Of course we wanted to walk up, of course we wanted to walk through that tunnel.

At the base of the hill, just before it began to rise up out of the town, was a mother dog and her newborn litter, all wild. She was dehydrated and hungry, and the young pups took turn nursing on her and crying terribly. A yard away lay the runt, yelping his way into his starved death, kicked already from the pack. Their eyes weren't even open yet. Their blonde bodies turned pink in the sun. Together they made a choir of dreadful howling, each with its own sad, hysterical melody.

"It's just Mother Nature, Sweetheart, keep walking." Evan grabbed my hand as we passed the dogs, and we hurried up the hill. The day was moving forward and the heat latched firmly onto everything around and breathed out of them: the trees, buildings, streets, dust. The day was projected to cusp 48°C and there was not a cloud in that wonderful, vacant, cyanotic sky.

Here: the point where pavement turned to dirt road. Here: where the dirt road started to curve. Here: franticly, now, the road zigzagged up the increasingly steep hill, as if losing its balance in the climb. We stopped once to regain balance, or to retie a shoe-lace, or to drink water. Here: it is clear now that this road was not meant for vehicles, and we chandelled upward using our hands. Here: the tunnel with the cobalt trim is not a tunnel at all but a shrine, El Santuario de San Miguel, chiseled into the top of this high hill.

The walls of the shrine were stone, smoothed over time, with a very light musky smell, like a basement. There were candles everywhere, still lit, and bats chirped and flapped behind tucks and cracks in the wall. There was a painting of the saint on an altar with a ribbon of stone around it for prayer. Plenty of notes written to him rested dormant on shelves and candle stands all around. Dizzy from the altitude and heat, we sat at the edge of the cave, dangling our feet. At this moment, once we were still for a moment and out of the sun's evaporatory rays, the sweat came. We dripped from our noses, ears, necks, and fingertips. There was nothing we could do about it. We sipped the remainder of our canteens to not cramp up, and enjoyed the view and the shade.

The mountains on the other side of Tehuantepec and the valley were hidden under a haze. Tehuantepec itself peeked out with spatterings of tall buildings, churches, the bridge, and stretching out, the town too disappeared. We could no longer see the hotel, though we could see the outline of the mercado. Slight noises from the town could be heard: bells ringing, children laughing or screaming in play, an occasional car honk, the underbelly of a bustle, that low murmur of civilization so faint it may have just been in our heads. Above it all, though, we could hear those pups. Still yelping, honking, howling weirdly like no animal I'd ever heard. Mother Nature.

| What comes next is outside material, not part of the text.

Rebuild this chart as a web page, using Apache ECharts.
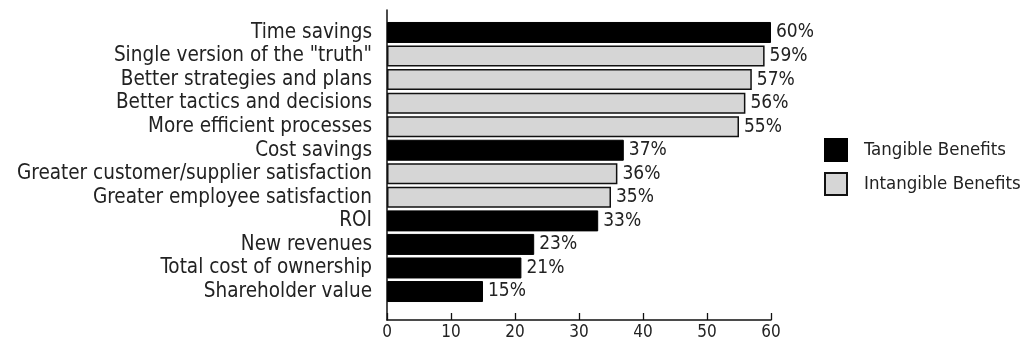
<!DOCTYPE html>
<html>
<head>
<meta charset="utf-8">
<script src="https://cdn.jsdelivr.net/npm/echarts@6/dist/echarts.min.js"></script>
<style>
html,body{margin:0;padding:0;background:#fff;}
#c{width:1028px;height:343px;}
</style>
</head>
<body>
<div id="c"></div>
<script>
const categories = [
  'Time savings',
  'Single version of the "truth"',
  'Better strategies and plans',
  'Better tactics and decisions',
  'More efficient processes',
  'Cost savings',
  'Greater customer/supplier satisfaction',
  'Greater employee satisfaction',
  'ROI',
  'New revenues',
  'Total cost of ownership',
  'Shareholder value'
];
const values = [60, 59, 57, 56, 55, 37, 36, 35, 33, 23, 21, 15];
const groups = ['T','I','I','I','I','T','I','I','T','T','T','T'];
const seriesNames = { T: 'Tangible Benefits', I: 'Intangible Benefits' };
const xTicks = [0, 10, 20, 30, 40, 50, 60];

const FONT = '"DejaVu Sans Condensed", "Liberation Sans Narrow", "DejaVu Sans", sans-serif';
const tangibleData = values.map((v, i) => groups[i] === 'T' ? v : '-');
const intangibleData = values.map((v, i) => groups[i] === 'I' ? v : '-');

const chart = echarts.init(document.getElementById('c'), null, { renderer: 'canvas' });
const labelCfg = {
  show: true, position: 'right', distance: 5,
  formatter: '{c}%', color: '#222', fontFamily: FONT, fontSize: 19
};
chart.setOption({
  animation: false,
  backgroundColor: '#fff',
  legend: {
    orient: 'vertical', left: 819, top: 133,
    itemWidth: 22, itemHeight: 22, itemGap: 10,
    icon: 'rect',
    textStyle: { fontFamily: FONT, fontSize: 18.5, color: '#222', padding: [0, 0, 0, 12] },
    data: [seriesNames.T, seriesNames.I]
  },
  grid: [
    { left: 387, width: 384, top: 20.7, height: 282.6 },
    { left: 387, width: 384, top: 10, height: 310 }
  ],
  xAxis: [
    { gridIndex: 0, type: 'value', min: 0, max: 60, show: false },
    { gridIndex: 1, type: 'value', min: xTicks[0], max: xTicks[xTicks.length - 1], interval: 10,
      axisLine: { show: true, lineStyle: { color: '#111', width: 1.5 } },
      axisTick: { show: true, inside: true, length: 7, lineStyle: { color: '#111', width: 1.3 } },
      axisLabel: { color: '#222', fontFamily: FONT, fontSize: 17, margin: 4 },
      splitLine: { show: false } }
  ],
  yAxis: [
    { gridIndex: 0, type: 'category', inverse: true, data: categories,
      axisLine: { show: false }, axisTick: { show: false },
      axisLabel: { interval: 0, color: '#222', fontFamily: FONT, fontSize: 20.5, margin: 15 } },
    { gridIndex: 1, type: 'value', min: 0, max: 1,
      axisLine: { show: true, lineStyle: { color: '#111', width: 1.5 } },
      axisTick: { show: false }, axisLabel: { show: false }, splitLine: { show: false } }
  ],
  series: [
    { name: seriesNames.T, type: 'bar', stack: 'all', xAxisIndex: 0, yAxisIndex: 0,
      data: tangibleData, barWidth: 21,
      itemStyle: { color: '#000', borderColor: '#000', borderWidth: 1 },
      label: labelCfg },
    { name: seriesNames.I, type: 'bar', stack: 'all', xAxisIndex: 0, yAxisIndex: 0,
      data: intangibleData, barWidth: 21,
      itemStyle: { color: '#d6d6d6', borderColor: '#111', borderWidth: 1.5 },
      label: labelCfg }
  ]
});
</script>
</body>
</html>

I became uneasy about sitting in the shrine and thought we ought to go. Two atheists sitting in a shrine celebrating a religion from which they'd dismissed themselves; it felt disrespectful. After some discussion over our personal politics regarding religion and its followers, and our place in a community as obvious outsiders, Evan still thought it was fine for us to be up there but agreed to leave since we were also out of water and had not yet eaten anything that day. Plus he had to get back into town to find a birthday present for me. As we descended the perilous hill, we were dwarfed in human stature by three out-of-shape looking middle-aged men carrying lunch pails and thermoses, one of whom had a seven-year-old (I'm guessing) girl on his back, climbing the hill and talking, wearing long-sleeved shirts and pants and not looking too set back by the heat or the climb or the sun.

"Hello! Good day!" they all said, "have you been up there already?" They looked at us smiling while they waited for our Spanish comprehension to catch up enough to respond.

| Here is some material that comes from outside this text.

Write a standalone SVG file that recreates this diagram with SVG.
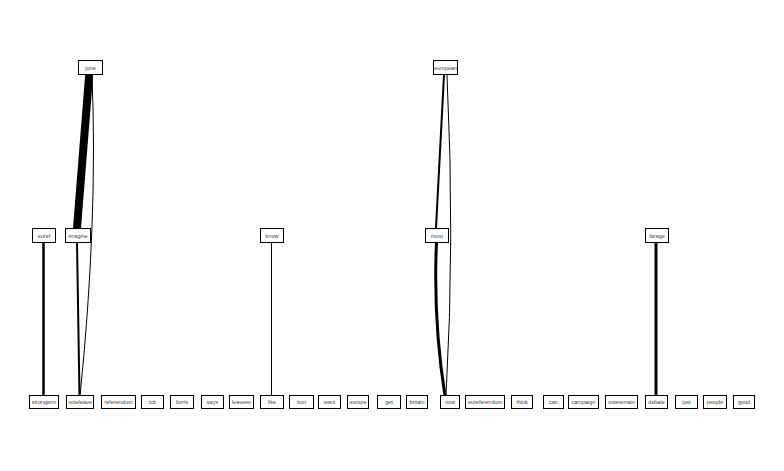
<svg xmlns="http://www.w3.org/2000/svg" width="784" height="471" viewBox="0 0 784 471">
<style>
.n rect{fill:#fff;stroke:#000;stroke-width:1}
.n text{font-family:"Liberation Sans",Arial,sans-serif;font-size:5.5px;fill:#444;text-anchor:middle}
.e path{fill:none;stroke:#000;stroke-linecap:round}
</style>
<rect width="784" height="471" fill="#fff"/>
<g id="edges" class="e">
<path d="M89 77 L77 228" stroke-width="8"/>
<path d="M92 75 Q98 220 80 396" stroke-width="1"/>
<path d="M77 242 L79.5 396" stroke-width="2"/>
<path d="M43.5 242 L43.5 396" stroke-width="2.5"/>
<path d="M271.5 242 L271.5 396" stroke-width="1"/>
<path d="M444 75 L436 228" stroke-width="2"/>
<path d="M447 75 Q455 240 446 396" stroke-width="1"/>
<path d="M436.5 242 Q433 320 445 396" stroke-width="3"/>
<path d="M656 242 L656 396" stroke-width="3"/>
</g>
<g id="june" class="n"><rect x="78.5" y="60.5" width="24" height="14"/><text x="90.5" y="69.5">june</text></g>
<g id="european" class="n"><rect x="433.5" y="60.5" width="24" height="14"/><text x="445.5" y="69.5">european</text></g>
<g id="euref" class="n"><rect x="32.5" y="228.5" width="23" height="14"/><text x="44" y="237.5">euref</text></g>
<g id="imagine" class="n"><rect x="65.5" y="228.5" width="25" height="14"/><text x="78" y="237.5">imagine</text></g>
<g id="know" class="n"><rect x="260.5" y="228.5" width="23" height="14"/><text x="272" y="237.5">know</text></g>
<g id="must" class="n"><rect x="425.5" y="228.5" width="23" height="14"/><text x="437" y="237.5">must</text></g>
<g id="farage" class="n"><rect x="645.5" y="228.5" width="23" height="14"/><text x="657" y="237.5">farage</text></g>
<g id="strongerin" class="n"><rect x="29.5" y="395.5" width="29" height="13"/><text x="44" y="404">strongerin</text></g>
<g id="voteleave" class="n"><rect x="66.5" y="395.5" width="27" height="13"/><text x="80" y="404">voteleave</text></g>
<g id="referendum" class="n"><rect x="101.5" y="395.5" width="34" height="13"/><text x="118.5" y="404">referendum</text></g>
<g id="tcb" class="n"><rect x="141.5" y="395.5" width="22" height="13"/><text x="152.5" y="404">tcb</text></g>
<g id="boris" class="n"><rect x="170.5" y="395.5" width="23" height="13"/><text x="182" y="404">boris</text></g>
<g id="says" class="n"><rect x="201.5" y="395.5" width="22" height="13"/><text x="212.5" y="404">says</text></g>
<g id="leaveeu" class="n"><rect x="229.5" y="395.5" width="24" height="13"/><text x="241.5" y="404">leaveeu</text></g>
<g id="like" class="n"><rect x="260.5" y="395.5" width="23" height="13"/><text x="272" y="404">like</text></g>
<g id="tcot" class="n"><rect x="289.5" y="395.5" width="24" height="13"/><text x="301.5" y="404">tcot</text></g>
<g id="want" class="n"><rect x="318.5" y="395.5" width="22" height="13"/><text x="329.5" y="404">want</text></g>
<g id="europe" class="n"><rect x="347.5" y="395.5" width="21" height="13"/><text x="358" y="404">europe</text></g>
<g id="get" class="n"><rect x="377.5" y="395.5" width="23" height="13"/><text x="389" y="404">get</text></g>
<g id="britain" class="n"><rect x="406.5" y="395.5" width="21" height="13"/><text x="417" y="404">britain</text></g>
<g id="now" class="n"><rect x="440.5" y="395.5" width="19" height="13"/><text x="450" y="404">now</text></g>
<g id="eureferendum" class="n"><rect x="465.5" y="395.5" width="39" height="13"/><text x="485" y="404">eureferendum</text></g>
<g id="think" class="n"><rect x="511.5" y="395.5" width="21" height="13"/><text x="522" y="404">think</text></g>
<g id="can" class="n"><rect x="543.5" y="395.5" width="20" height="13"/><text x="553.5" y="404">can</text></g>
<g id="campaign" class="n"><rect x="568.5" y="395.5" width="30" height="13"/><text x="583.5" y="404">campaign</text></g>
<g id="voteremain" class="n"><rect x="605.5" y="395.5" width="32" height="13"/><text x="621.5" y="404">voteremain</text></g>
<g id="debate" class="n"><rect x="645.5" y="395.5" width="22" height="13"/><text x="656.5" y="404">debate</text></g>
<g id="just" class="n"><rect x="675.5" y="395.5" width="22" height="13"/><text x="686.5" y="404">just</text></g>
<g id="people" class="n"><rect x="703.5" y="395.5" width="23" height="13"/><text x="715" y="404">people</text></g>
<g id="good" class="n"><rect x="733.5" y="395.5" width="21" height="13"/><text x="744" y="404">good</text></g>
</svg>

"We were, we're coming down now. It's nice up there, nice and cool!"

They laughed.

"It's hot here, isn't it?" This is the stringing chorus of conversation between us and the people of Tehuantepec. "The shrine is beautiful. Have a nice day, goodbye!"

"Enjoy the view!"

With that we headed home, as a traveler's home goes: to the room with a view, a place with an impotent fan and a cot and a place to hang my birthday dress, a place to grow a few hours older as the heat wave passed.